Alan gave a delightful performance in installing Joe into the chair of King Solomon and subsequent addresses were similarly superb. Tony Hind, the long-suffering secretary of the lodge, despite the pressures that he had been under prior to the meeting, was word-perfect in his delivery of the working tools of a master Mason and probably the highlight of the day’s performances, were the recitals of the second and first degree working tools by newer members Peter Dunn and Conor Lahiff respectively. Giving of their best, they were a joy to witness.
The faultless quality continued throughout the ceremony with Duncan Smith, again at very short notice, delivering the address to the newly installed master with clarity and oomph. Steve Heginbotham was equally impressive with his address to the senior warden and Robert Stringer rolled out a magnificent address to the junior warden. There followed two further outstanding demonstrations of ritual with Mike Lamerton addressing the wardens and Neil MacSymons’ address to the brethren.
At the announcement that the ceremony had concluded, an amusing scenario unfolded. Neil MacSymons, acting as the representative of the Provincial Grand Master, was obliged to convey the best wishes of the Provincial Grand Master, despite the fact that Tony Harrison had been sat next to him during the ceremony and remained in his seat with a broad grin on his face while Neil carried out his official duty. Later, Neil confided with the brethren that the experience was akin to being a ventriloquist’s dummy. Tony, on the other hand, was quick to point out that the art of leadership is delegation.
The spirit of the whole evening had been one of support, encouragement, enjoyment and a generous dollop of true grit. An example of the support and caring ethos of the lodge came when Alan presented Neil with charitable disbursements to the value of £1,600; £300 going to Donna’s Dream House and £1,300 to the West Lancashire Freemasons’ Charity, a donation that Neil was particularly pleased to receive. The meeting was further informed that the Hesketh Lodge social committee had also raised in excess of £2,450 for local charities, a point which was greeted with smiles of approval.
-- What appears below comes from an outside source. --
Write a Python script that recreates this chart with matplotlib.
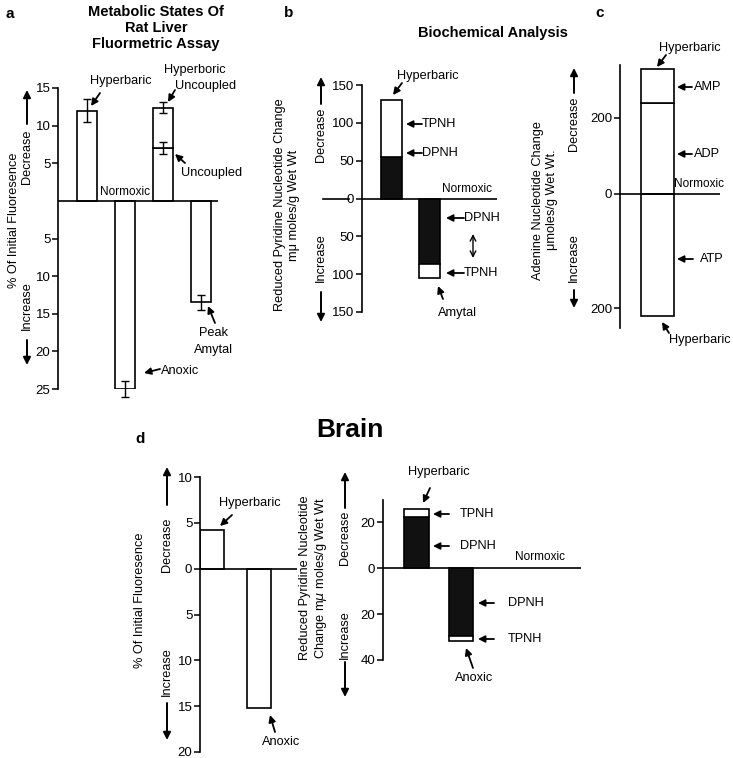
import matplotlib
matplotlib.use('Agg')
import matplotlib.pyplot as plt
import matplotlib.transforms as mtransforms
from matplotlib.patches import FancyArrowPatch
from matplotlib.ticker import FuncFormatter
import numpy as np

plt.rcParams['font.family'] = ['Liberation Sans', 'DejaVu Sans']

W, H = 733, 758

# a: rat liver, fluorometric assay (% of initial fluorescence, + = decrease)
liver_cond = ['Hyperbaric', 'Anoxic', 'Hyperbaric Uncoupled', 'Peak Amytal']
liver_val = [12.0, -25.0, 12.4, -13.5]
liver_err = [1.55, 1.0, 0.75, 1.0]
uncoupled_val = 7.0
uncoupled_err = 0.8
ticks_a = [15, 10, 5, -5, -10, -15, -20, -25]

# b: reduced pyridine nucleotides, liver (mu moles/g wet wt)
pyr_cond = ['Hyperbaric', 'Amytal']
pyr_dpnh = [55, -87]
pyr_tpnh = [75, -18]
ticks_b = [150, 100, 50, 0, -50, -100, -150]

# c: adenine nucleotides, hyperbaric (umoles/g wet wt)
aden_adp = 239
aden_amp = 90
aden_atp = -214
ticks_c = [200, 0, -200]

# d: brain
brain_cond = ['Hyperbaric', 'Anoxic']
brain_fluor = [4.2, -15.2]
brain_dpnh = [22.2, -29.5]
brain_tpnh = [3.4, -2.3]
ticks_d1 = [10, 5, 0, -5, -10, -15, -20]
ticks_d2 = [20, 0, -20, -40]

fig = plt.figure(figsize=(W / 100, H / 100), dpi=100)
# pixel coordinates from the top-left corner, for labels and arrows
T = mtransforms.Affine2D().scale(1 / W, -1 / H).translate(0, 1) + fig.transFigure


def make_ax(x0, y0, x1, y1, xlim, ylim, ticks, scale=None):
    ax = fig.add_axes([x0 / W, 1 - y1 / H, (x1 - x0) / W, (y1 - y0) / H])
    if scale is not None:
        ax.set_yscale('function', functions=scale)
    ax.set_xlim(xlim)
    ax.set_ylim(ylim)
    for s in ['top', 'right', 'bottom']:
        ax.spines[s].set_visible(False)
    ax.spines['left'].set_linewidth(1.2)
    ax.set_xticks([])
    ax.set_yticks(ticks)
    ax.yaxis.set_minor_locator(matplotlib.ticker.NullLocator())
    ax.yaxis.set_major_formatter(FuncFormatter(lambda v, p: f'{abs(v):g}'))
    ax.tick_params(axis='y', length=4, width=1.1, labelsize=9.5, pad=1.5)
    ax.patch.set_visible(False)
    ax.axhline(0, color='k', lw=1.2, zorder=3)
    return ax


def txt(x, y, s, size=9.2, **kw):
    kw.setdefault('ha', 'center')
    kw.setdefault('va', 'center')
    fig.text(x, y, s, transform=T, fontsize=size, **kw)


def arr(x0, y0, x1, y1, style='-|>', lw=1.3, ms=10):
    fig.add_artist(FancyArrowPatch((x0, y0), (x1, y1), transform=T, arrowstyle=style,
                                   mutation_scale=ms, lw=lw, color='k',
                                   shrinkA=0, shrinkB=0))


def side_label(x, yd, ya0, ya1, yi, yb0, yb1):
    txt(x, yd, 'Decrease', rotation=90)
    arr(x, ya0, x, ya1, lw=1.4, ms=11)
    txt(x, yi, 'Increase', rotation=90)
    arr(x, yb0, x, yb1, lw=1.4, ms=11)


bar_kw = dict(edgecolor='k', linewidth=1.2, zorder=2)

# ---------- panel a ----------
ax = make_ax(58, 88, 218, 389, (-0.763, 3.447), (-25, 15), ticks_a)
pos = np.arange(len(liver_cond))
w = 0.53
ax.bar(pos[:2], liver_val[:2], w, color='white', **bar_kw)
ax.bar(pos[3], liver_val[3], w, color='white', **bar_kw)
ax.bar(pos[2], uncoupled_val, w, color='white', **bar_kw)
ax.bar(pos[2], liver_val[2] - uncoupled_val, w, bottom=uncoupled_val, color='white', **bar_kw)
eb = ax.errorbar(list(pos) + [pos[2]], liver_val + [uncoupled_val], yerr=liver_err + [uncoupled_err],
                 fmt='none', ecolor='k', elinewidth=1, capsize=3, capthick=1, zorder=4)
for a in eb.lines[1] + eb.lines[2]:
    a.set_clip_on(False)

txt(5, 14, 'a', size=11, weight='bold', ha='left')
txt(156, 28, 'Metabolic States Of\nRat Liver\nFluormetric Assay', size=10.5, weight='bold',
    linespacing=1.15)
txt(121, 81, 'Hyperbaric')
arr(100, 93, 91, 106)
txt(195, 70, 'Hyperboric')
txt(206, 86, 'Uncoupled')
arr(175, 90, 168, 102)
txt(212, 173, 'Uncoupled')
arr(185, 163, 175, 154)
txt(125, 192, 'Normoxic', size=8.5)
txt(213, 333, 'Peak')
txt(213, 350, 'Amytal')
arr(215, 323, 208, 306)
txt(161, 371, 'Anoxic', ha='left')
arr(160, 369, 144, 373)
txt(14, 220, '% Of Initial Fluoresence', rotation=90)
side_label(27, 157, 124, 90, 306, 340, 365)

# ---------- panel b ----------
ax = make_ax(362, 85, 497, 312, (-0.787, 2.813), (-150, 150), ticks_b)
pos = np.arange(len(pyr_cond))
w = 0.56
ax.bar(pos, pyr_dpnh, w, color='#111111', **bar_kw)
ax.bar(pos, pyr_tpnh, w, bottom=pyr_dpnh, color='white', **bar_kw)
ax.plot([(323 - 362) / 135, (349 - 362) / 135], [0, 0], color='k', lw=1.2,
        transform=ax.get_yaxis_transform(), clip_on=False)

txt(289, 13, 'b', size=11, weight='bold')
txt(493, 33, 'Biochemical Analysis', size=10.5, weight='bold')
txt(428, 76, 'Hyperbaric')
arr(402, 83, 393, 95)
txt(422, 124, 'TPNH', ha='left')
arr(422, 124, 406, 124)
txt(422, 153, 'DPNH', ha='left')
arr(422, 153, 406, 153)
txt(467, 189, 'Normoxic', size=8.5)
txt(464, 218, 'DPNH', ha='left')
arr(464, 218, 446, 218)
arr(473, 234, 473, 258, style='<->', lw=1.0, ms=10)
txt(464, 273, 'TPNH', ha='left')
arr(464, 273, 446, 273)
txt(457, 313, 'Amytal')
arr(443, 299, 438, 286)
txt(287, 205, 'Reduced Pyridine Nucleotide Change\nm\u03bc moles/g Wet Wt', rotation=90,
    multialignment='center', linespacing=1.2)
side_label(321, 135, 104, 77, 258, 292, 322)

# ---------- panel c ----------
fwd = lambda v: np.where(np.asarray(v) >= 0, v, 1.5 * np.asarray(v))
inv = lambda u: np.where(np.asarray(u) >= 0, u, np.asarray(u) / 1.5)
ax = make_ax(620, 65, 720, 328, (-1.0, 1.667), (-235, 339), ticks_c, scale=(fwd, inv))
w = 0.88
ax.bar(0, aden_adp, w, color='white', **bar_kw)
ax.bar(0, aden_amp, w, bottom=aden_adp, color='white', **bar_kw)
ax.bar(0, aden_atp, w, color='white', **bar_kw)

txt(600, 13, 'c', size=11, weight='bold')
txt(690, 48, 'Hyperbaric')
arr(666, 55, 657, 67)
txt(694, 87, 'AMP', ha='left')
arr(692, 87, 677, 87)
txt(694, 154, 'ADP', ha='left')
arr(692, 154, 677, 154)
txt(674, 184, 'Normoxic', ha='left', size=8.5)
txt(700, 259, 'ATP', ha='left')
arr(693, 259, 677, 259)
txt(700, 340, 'Hyperbaric')
arr(669, 333, 662, 322)
txt(545, 200, 'Adenine Nucleotide Change\n\u03bcmoles/g Wet Wt.', rotation=90,
    multialignment='center', linespacing=1.2)
side_label(574, 124, 93, 68, 258, 290, 308)

# ---------- panel d ----------
txt(350, 437, 'Brain', size=19, weight='bold', va='baseline')

ax = make_ax(200, 477, 297, 752, (-0.255, 1.809), (-20, 10), ticks_d1)
pos = np.arange(len(brain_cond))
ax.bar(pos, brain_fluor, 0.51, color='white', **bar_kw)

txt(140, 439, 'd', size=11, weight='bold')
txt(250, 503, 'Hyperbaric')
arr(232, 515, 220, 526)
txt(281, 742, 'Anoxic')
arr(275, 732, 270, 715)
txt(140, 600, '% Of Initial Fluoresence', rotation=90)
side_label(167, 545, 505, 467, 672, 703, 740)

ax = make_ax(383, 500, 581, 660, (-0.753, 3.697), (-40, 29.6), ticks_d2)
w = 0.55
ax.bar(pos, brain_dpnh, w, color='#111111', **bar_kw)
ax.bar(pos, brain_tpnh, w, bottom=brain_dpnh, color='white', **bar_kw)

txt(439, 472, 'Hyperbaric')
arr(430, 488, 423, 503)
txt(460, 514, 'TPNH', ha='left')
arr(449, 514, 433, 514)
txt(460, 546, 'DPNH', ha='left')
arr(449, 546, 433, 546)
txt(540, 557, 'Normoxic', size=8.5)
txt(508, 603, 'DPNH', ha='left')
arr(494, 603, 478, 603)
txt(508, 639, 'TPNH', ha='left')
arr(494, 639, 478, 639)
txt(474, 678, 'Anoxic')
arr(473, 668, 466, 648)
txt(314, 578, 'Reduced Pyridine Nucleotide\nChange m$\\mu$ moles/g Wet Wt', rotation=90,
    multialignment='center', linespacing=1.2)
side_label(345, 538, 508, 472, 635, 662, 697)

fig.savefig('out.png', dpi=100, facecolor='white')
All in all, despite the complications that had arisen prior to the meeting and the shock of unexpected visitors, the brethren had held their nerve and produced a superb installation. It went to show that whatever is thrown at Hesketh Lodge, its brethren handles it with calmness and decorum. There was no panic, only good humoured efficiency.
And so it was that the gathering retired to the festive banquet in uplifted spirit to get on the outside of a sumptuous dinner and revel in a wonderful atmosphere of genial camaraderie. It was a time for the brethren to completely relax and enjoy a first class bill of fare in the knowledge that they had well and truly earned it.
Neil MacSymons, in his response to the toast to the grand officers, reinforced the mood of the evening with a stimulating and entertaining speech, earning the respect and admiration of the throng. The revelry continued in high spirits for the duration of the evening with a boisterous toast to the new master, following a most impressive rendition of the master’s song by courtesy of Hugh Mett, with David Brown accompanying at the piano. It was a fitting conclusion to a most enjoyable and gratifying occasion. Whatever concerns the members of Hesketh Lodge may have had during the preparations for the day, their character, personalities and determination made the occasion one to be remembered. They can be rightly proud of themselves.